All parameters (`trigram_lambda`, `bigram_lambda`, `unigram_lambda`)
must be supplied.
[source,console]
--------------------------------------------------
POST test/_search
{
"suggest": {
"text" : "obel prize",
"simple_phrase" : {
"phrase" : {
"field" : "title.trigram",
"size" : 1,
"smoothing" : {
"laplace" : {
"alpha" : 0.7
}
}
}
}
}
}
--------------------------------------------------
===== Candidate Generators
The `phrase` suggester uses candidate generators to produce a list of
possible terms per term in the given text. A single candidate generator
is similar to a `term` suggester called for each individual term in the
text. The output of the generators is subsequently scored in combination
with the candidates from the other terms for suggestion candidates.
Currently only one type of candidate generator is supported, the
`direct_generator`. The Phrase suggest API accepts a list of generators
under the key `direct_generator`; each of the generators in the list is
called per term in the original text.
===== Direct Generators
The direct generators support the following parameters:
[horizontal]
`field`::
The field to fetch the candidate suggestions from. This is
a required option that either needs to be set globally or per
suggestion.
`size`::
The maximum corrections to be returned per suggest text token.
`suggest_mode`::
The suggest mode controls what suggestions are included on the suggestions
generated on each shard. All values other than `always` can be thought of
as an optimization to generate fewer suggestions to test on each shard and
are not rechecked when combining the suggestions generated on each
shard. Thus `missing` will generate suggestions for terms on shards that do
not contain them even if other shards do contain them. Those should be
filtered out using `confidence`. Three possible values can be specified:
** `missing`: Only generate suggestions for terms that are not in the
shard. This is the default.
** `popular`: Only suggest terms that occur in more docs on the shard than
the original term.
** `always`: Suggest any matching suggestions based on terms in the
suggest text.
`max_edits`::
The maximum edit distance candidate suggestions can have
in order to be considered as a suggestion. Can only be a value between 1
and 2. Any other value results in a bad request error being thrown.
Defaults to 2.
`prefix_length`::
The number of minimal prefix characters that must
match in order be a candidate suggestions. Defaults to 1. Increasing
this number improves spellcheck performance. Usually misspellings don't
occur in the beginning of terms. (Old name "prefix_len" is deprecated)
`min_word_length`::
The minimum length a suggest text term must have in
order to be included. Defaults to 4. (Old name "min_word_len" is deprecated)
`max_inspections`::
A factor that is used to multiply with the
`shards_size` in order to inspect more candidate spelling corrections on
the shard level.
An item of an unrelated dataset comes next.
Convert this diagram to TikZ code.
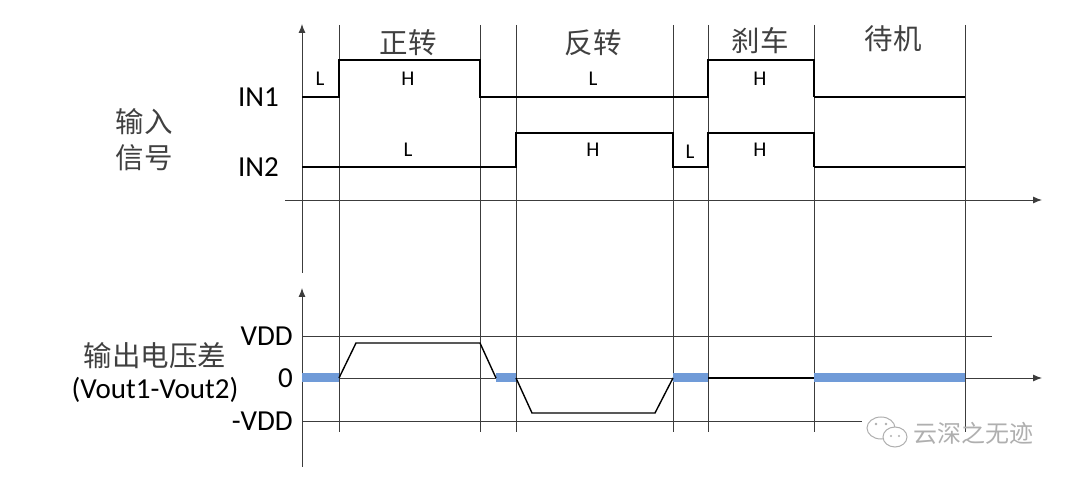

Can improve accuracy at the cost of performance.
Defaults to 5.
`min_doc_freq`::
The minimal threshold in number of documents a
suggestion should appear in. This can be specified as an absolute number
or as a relative percentage of number of documents. This can improve
quality by only suggesting high frequency terms. Defaults to 0f and is
not enabled. If a value higher than 1 is specified, then the number
cannot be fractional. The shard level document frequencies are used for
this option.
`max_term_freq`::
The maximum threshold in number of documents in which a
suggest text token can exist in order to be included. Can be a relative
percentage number (e.g., 0.4) or an absolute number to represent document
frequencies. If a value higher than 1 is specified, then fractional can
not be specified. Defaults to 0.01f. This can be used to exclude high
frequency terms -- which are usually spelled correctly -- from being spellchecked. This also improves the spellcheck
performance. The shard level document frequencies are used for this
option.
`pre_filter`::
A filter (analyzer) that is applied to each of the
tokens passed to this candidate generator. This filter is applied to the
original token before candidates are generated.
`post_filter`::
A filter (analyzer) that is applied to each of the
generated tokens before they are passed to the actual phrase scorer.
The following example shows a `phrase` suggest call with two generators:
the first one is using a field containing ordinary indexed terms, and the
second one uses a field that uses terms indexed with a `reverse` filter
(tokens are index in reverse order). This is used to overcome the limitation
of the direct generators to require a constant prefix to provide
high-performance suggestions. The `pre_filter` and `post_filter` options
accept ordinary analyzer names.
[source,console]
--------------------------------------------------
POST test/_search
{
"suggest": {
"text" : "obel prize",
"simple_phrase" : {
"phrase" : {
"field" : "title.trigram",
"size" : 1,
"direct_generator" : [ {
"field" : "title.trigram",
"suggest_mode" : "always"
}, {
"field" : "title.reverse",
"suggest_mode" : "always",
"pre_filter" : "reverse",
"post_filter" : "reverse"
} ]
}
}
}
}
--------------------------------------------------
`pre_filter` and `post_filter` can also be used to inject synonyms after
candidates are generated. For instance for the query `captain usq` we
might generate a candidate `usa` for the term `usq`, which is a synonym for
`america`. This allows us to present `captain america` to the user if this
phrase scores high enough.